The committee, having conducted more than 1,500 interviews and obtained countless documents, has produced a sweeping probe of Trump’s activities from his defeat in the November election to the Capitol attack.
“He has used this big lie to destabilize our democracy,” said Rep. Zoe Lofgren, D-N.Y., who was a young House staff member during the Richard Nixon impeachment inquiry in 1974. “When did that idea occur to him and what did he know while he was doing that?”
This week’s hearing is to be the final presentation from lawmakers before the midterm elections. But staff members say the investigation continues.

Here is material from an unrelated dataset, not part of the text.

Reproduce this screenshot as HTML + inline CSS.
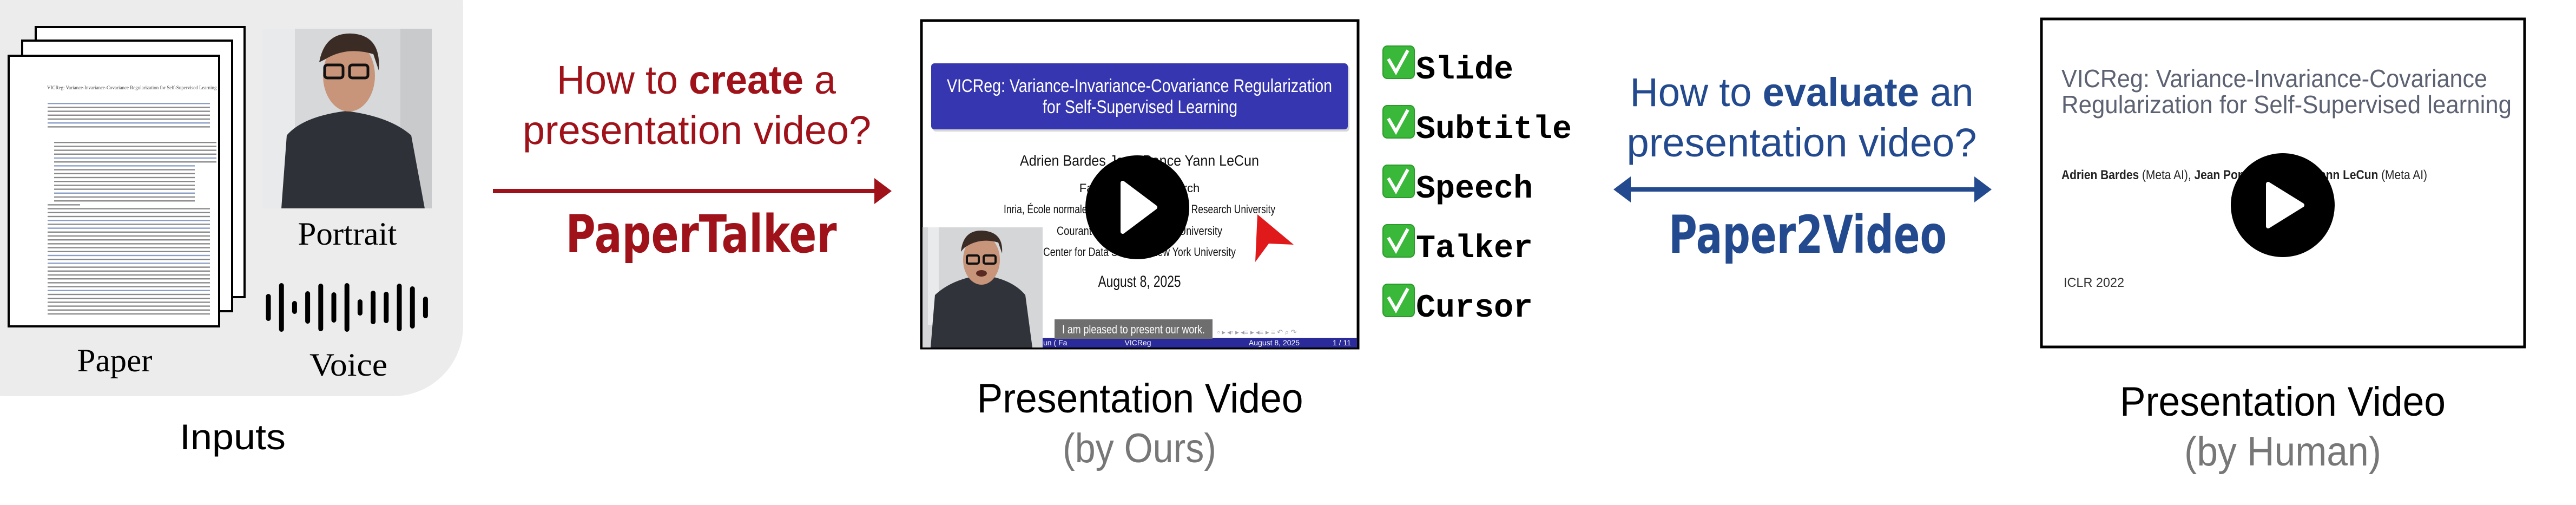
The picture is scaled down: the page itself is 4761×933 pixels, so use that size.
<!DOCTYPE html>
<html><head><meta charset="utf-8"><style>
html,body{margin:0;padding:0;background:#fff;width:4761px;height:933px;overflow:hidden}
svg{display:block}
.cal{font-family:"Liberation Sans Narrow","Liberation Sans",sans-serif}
.ser{font-family:"Liberation Serif",serif}
.mono{font-family:"Liberation Mono",monospace;font-weight:bold}
</style></head><body>
<svg id="fig" width="4761" height="933" viewBox="0 0 4761 933" xmlns="http://www.w3.org/2000/svg">
<defs>
<marker id="redHead" markerWidth="6" markerHeight="6" refX="3" refY="3" orient="auto" markerUnits="strokeWidth"><path d="M0,0 L4,3 L0,6 Z" fill="#a0121a"/></marker>
<marker id="blueHead" markerWidth="6" markerHeight="6" refX="3" refY="3" orient="auto-start-reverse" markerUnits="strokeWidth"><path d="M0,0 L4,3 L0,6 Z" fill="#234a8e"/></marker>
</defs>

<!-- Inputs panel -->
<g>
<rect x="-120" y="-120" width="976" height="852" rx="130" fill="#ececec"/>
<g>
<rect x="66" y="50" width="386" height="499" fill="#fff" stroke="#000" stroke-width="4"/>
<rect x="41" y="75" width="388" height="500" fill="#fff" stroke="#000" stroke-width="4"/>
<rect x="16" y="103" width="389" height="500" fill="#fff" stroke="#000" stroke-width="4"/>
<g id="paperLines" fill="#8a8a8a"></g>
<text x="87" y="165" font-size="9" class="ser" fill="#444">VICReg: Variance-Invariance-Covariance Regularization for Self-Supervised Learning</text>
</g>
<g>
<rect x="485" y="53" width="313" height="332" fill="#d6d8da"/>
<rect x="485" y="53" width="60" height="332" fill="#e8eaec"/>
<rect x="740" y="53" width="58" height="332" fill="#c8cacc"/>
<path d="M520,385 L530,250 Q560,215 640,205 Q720,215 760,250 L785,385 Z" fill="#2e3238"/>
<ellipse cx="645" cy="140" rx="48" ry="66" fill="#c9957a"/>
<path d="M590,115 Q600,60 650,62 Q705,65 700,130 L690,100 Q640,85 600,110 Z" fill="#3a2c25"/>
<rect x="600" y="120" width="34" height="24" rx="5" fill="none" stroke="#111" stroke-width="5"/>
<rect x="646" y="120" width="34" height="24" rx="5" fill="none" stroke="#111" stroke-width="5"/>
</g>
<text x="642" y="452" font-size="60" class="ser" text-anchor="middle" textLength="183" lengthAdjust="spacingAndGlyphs">Portrait</text>
<g id="wave"></g>
<text x="212" y="686" font-size="60" class="ser" text-anchor="middle" textLength="139" lengthAdjust="spacingAndGlyphs">Paper</text>
<text x="644" y="694" font-size="60" class="ser" text-anchor="middle" textLength="144" lengthAdjust="spacingAndGlyphs">Voice</text>
</g>
<text x="430" y="830" font-size="66" class="cal" text-anchor="middle" textLength="196" lengthAdjust="spacingAndGlyphs">Inputs</text>

<!-- Create question -->
<g fill="#a0121a">
<text x="1287" y="173" font-size="74" class="cal" text-anchor="middle" textLength="516" lengthAdjust="spacingAndGlyphs">How to <tspan font-weight="bold">create</tspan> a</text>
<text x="1288" y="266" font-size="74" class="cal" text-anchor="middle" textLength="644" lengthAdjust="spacingAndGlyphs">presentation video?</text>
</g>
<line x1="911" y1="353" x2="1640" y2="353" stroke="#a0121a" stroke-width="8" marker-end="url(#redHead)"/>
<text x="1296" y="466" font-size="96" font-weight="bold" fill="#a0121a" font-family="'DejaVu Sans',sans-serif" text-anchor="middle" textLength="501" lengthAdjust="spacingAndGlyphs">PaperTalker</text>

<!-- Our slide -->
<g>
<rect x="1703" y="38" width="807" height="605" fill="#fff" stroke="#000" stroke-width="5"/>
<rect x="1724" y="121" width="770" height="122" rx="6" fill="#999" opacity="0.4"/>
<rect x="1721" y="117" width="770" height="122" rx="6" fill="#3636b0"/>
<text x="2106" y="170" font-size="34" fill="#fff" class="cal" text-anchor="middle" textLength="712" lengthAdjust="spacingAndGlyphs">VICReg: Variance-Invariance-Covariance Regularization</text>
<text x="2107" y="209" font-size="34" fill="#fff" class="cal" text-anchor="middle" textLength="360" lengthAdjust="spacingAndGlyphs">for Self-Supervised Learning</text>
<g class="cal" fill="#111" text-anchor="middle">
<text x="2106" y="306" font-size="28" textLength="442" lengthAdjust="spacingAndGlyphs">Adrien Bardes      Jean Ponce      Yann LeCun</text>
<text x="2106" y="355" font-size="22">Facebook AI Research</text>
<text x="2106" y="394" font-size="22" textLength="502" lengthAdjust="spacingAndGlyphs">Inria, École normale supérieure, CNRS, PSL Research University</text>
<text x="2106" y="434" font-size="22" textLength="306" lengthAdjust="spacingAndGlyphs">Courant Institute, New York University</text>
<text x="2106" y="473" font-size="22" textLength="356" lengthAdjust="spacingAndGlyphs">Center for Data Science, New York University</text>
<text x="2106" y="530" font-size="30" textLength="153" lengthAdjust="spacingAndGlyphs">August 8, 2025</text>
</g>
<rect x="1705" y="624" width="803" height="18" fill="#2a2a9a"/>
<g class="cal" fill="#fff" font-size="14">
<text x="1928" y="638">un ( Fa</text><text x="2103" y="638" text-anchor="middle">VICReg</text><text x="2355" y="638" text-anchor="middle">August 8, 2025</text><text x="2480" y="638" text-anchor="middle">1 / 11</text>
</g>
<text x="2250" y="618" font-size="13" fill="#99a" class="cal">▫ ▸ ◂▫ ▸ ◂≡ ▸ ◂≡ ▸   ≡   ↶ ⌕ ↷</text>
<g>
<rect x="1705" y="420" width="222" height="222" fill="#d4d6d8"/>
<rect x="1715" y="420" width="20" height="180" fill="#e9eaec"/>
<path d="M1720,642 L1728,545 Q1760,515 1815,508 Q1870,515 1895,545 L1908,642 Z" fill="#30343a"/>
<ellipse cx="1814" cy="480" rx="34" ry="46" fill="#c9957a"/>
<path d="M1776,465 Q1780,425 1815,426 Q1855,428 1852,468 L1845,448 Q1810,438 1782,458 Z" fill="#3a2c25"/>
<rect x="1787" y="472" width="22" height="15" rx="3" fill="none" stroke="#111" stroke-width="4"/>
<rect x="1818" y="472" width="22" height="15" rx="3" fill="none" stroke="#111" stroke-width="4"/>
<ellipse cx="1814" cy="505" rx="10" ry="6" fill="#5a2a22"/>
</g>
<rect x="1949" y="590" width="292" height="36" fill="#6e6e6e"/>
<text x="2095" y="616" font-size="22" fill="#fff" class="cal" text-anchor="middle" textLength="264" lengthAdjust="spacingAndGlyphs">I am pleased to present our work.</text>
<path d="M2324,396 L2391,452 L2345,450 L2320,484 Z" fill="#e0191b"/>
<g>
<circle cx="2102" cy="383" r="96" fill="#000"/>
<path d="M2075,338 L2135,383 L2075,428 Z" fill="#fff" stroke="#fff" stroke-width="8" stroke-linejoin="round"/>
</g>
</g>

<!-- Checklist -->
<g id="checklist"></g>

<text x="2107" y="762" font-size="76" class="cal" text-anchor="middle" textLength="603" lengthAdjust="spacingAndGlyphs">Presentation Video</text>
<text x="2106" y="854" font-size="76" fill="#777" class="cal" text-anchor="middle" textLength="284" lengthAdjust="spacingAndGlyphs">(by Ours)</text>

<!-- Evaluate question -->
<g fill="#234a8e">
<text x="3330" y="196" font-size="74" class="cal" text-anchor="middle" textLength="635" lengthAdjust="spacingAndGlyphs">How to <tspan font-weight="bold">evaluate</tspan> an</text>
<text x="3330" y="289" font-size="74" class="cal" text-anchor="middle" textLength="647" lengthAdjust="spacingAndGlyphs">presentation video?</text>
</g>
<line x1="2990" y1="350" x2="3673" y2="350" stroke="#234a8e" stroke-width="8" marker-start="url(#blueHead)" marker-end="url(#blueHead)"/>
<text x="3341" y="467" font-size="96" font-weight="bold" fill="#234a8e" font-family="'DejaVu Sans',sans-serif" text-anchor="middle" textLength="514" lengthAdjust="spacingAndGlyphs">Paper2Video</text>

<!-- Human slide -->
<g>
<rect x="3773" y="35" width="893" height="606" fill="#fff" stroke="#000" stroke-width="5"/>
<g fill="#5c6272" class="cal">
<text x="3810" y="161" font-size="46" textLength="787" lengthAdjust="spacingAndGlyphs">VICReg: Variance-Invariance-Covariance</text>
<text x="3810" y="209" font-size="46" textLength="832" lengthAdjust="spacingAndGlyphs">Regularization for Self-Supervised learning</text>
</g>
<text x="3810" y="331" font-size="24" fill="#222" class="cal" textLength="676" lengthAdjust="spacingAndGlyphs"><tspan font-weight="bold">Adrien Bardes</tspan> (Meta AI), <tspan font-weight="bold">Jean Ponce</tspan> (Meta AI), <tspan font-weight="bold">Yann LeCun</tspan> (Meta AI)</text>
<text x="3814" y="530" font-size="24" fill="#333" class="cal" textLength="112" lengthAdjust="spacingAndGlyphs">ICLR 2022</text>
<g>
<circle cx="4219" cy="379" r="96" fill="#000"/>
<path d="M4192,340 L4255,379 L4192,418 Z" fill="#fff" stroke="#fff" stroke-width="8" stroke-linejoin="round"/>
</g>
</g>
<text x="4219" y="768" font-size="76" class="cal" text-anchor="middle" textLength="602" lengthAdjust="spacingAndGlyphs">Presentation Video</text>
<text x="4219" y="860" font-size="76" fill="#777" class="cal" text-anchor="middle" textLength="364" lengthAdjust="spacingAndGlyphs">(by Human)</text>
</svg>
<script>
const waveHeights = [50, 90, 24, 60, 88, 56, 90, 30, 62, 58, 88, 78, 40];
const checkItems = ['Slide', 'Subtitle', 'Speech', 'Talker', 'Cursor'];
const NS = 'http://www.w3.org/2000/svg';
function mk(tag, attrs, parent){const e=document.createElementNS(NS,tag);for(const k in attrs)e.setAttribute(k,attrs[k]);parent.appendChild(e);return e;}
// waveform
const wave=document.getElementById('wave');
const wx=(i)=>496+i*24.2, wcy=568;
waveHeights.forEach((h,i)=>{
  const r=mk('rect',{x:wx(i)-4.5,y:wcy-h/2,width:9,height:h,rx:4.5,fill:'#000'},wave);
  
  
});
// paper lines
const pl=document.getElementById('paperLines');
for(let y=190;y<580;y+=7.2){
  if(y>240&&y<255)continue;
  const w=(y>300&&y<370)?260:(y>360&&y<380?60:300);
  const x=(y>255&&y<370)?100:88;
  const r=mk('rect',{x:x,y:y,width:w,height:2.4,fill:(Math.floor(y)%5===0?'#8aa0c8':'#8a8a8a')},pl);
}
// checklist
const cl=document.getElementById('checklist');
const rowY=(i)=>85+i*110;
checkItems.forEach((t,i)=>{
  const g=mk('g',{},cl);
  
  
  mk('rect',{x:2556,y:rowY(i),width:58,height:60,rx:8,fill:'#3ab83a',stroke:'#2a9a2a','stroke-width':2},g);
  mk('path',{d:`M2566,${rowY(i)+24} L2580,${rowY(i)+48} L2602,${rowY(i)+8}`,fill:'none',stroke:'#fff','stroke-width':6},g);
  const tx=mk('text',{x:2617,y:rowY(i)+60,'font-size':60,class:'mono',fill:'#000',textLength:t.length*36,lengthAdjust:'spacingAndGlyphs'},g);
  tx.textContent=t;
});
</script>
</body></html>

The Jan. 6 committee has been meeting for more than a year, set up by the House after Republican senators blocked the formation of an outside panel similar to the 9/11 commission set up after the 2001 terrorist attacks. Even after the launch of its high-profile public hearings last summer, the Jan. 6 committee continued to gather evidence and interviews.
Under committee rules, the Jan. 6 panel is to produce a report of its findings, likely in December. The committee will dissolve 30 days after publication of that report, and with the new Congress in January.
House Republicans are expected to drop the Jan. 6 probe and turn to other investigations if they win control after midterm elections, primarily focusing on Biden, his family and his administration.
At least five people died in the Jan. 6 attack and its aftermath, including a Trump supporter shot and killed by Capitol Police.
Police engaged in often bloody, hand-to-hand combat, as Trump’s supporters pushed past barricades, stormed the Capitol and roamed the halls, sending lawmakers fleeing for safety and temporarily disrupting the joint session of Congress certifying Biden’s election.
More than 850 people have been charged by the Justice Department in the Capitol attack, some receiving lengthy prison sentences for their roles. Several leaders and associates of the extremist Oath Keepers and Proud Boys have been charged with sedition.
Trump faces various state and federal investigations over his actions in the election and its aftermath.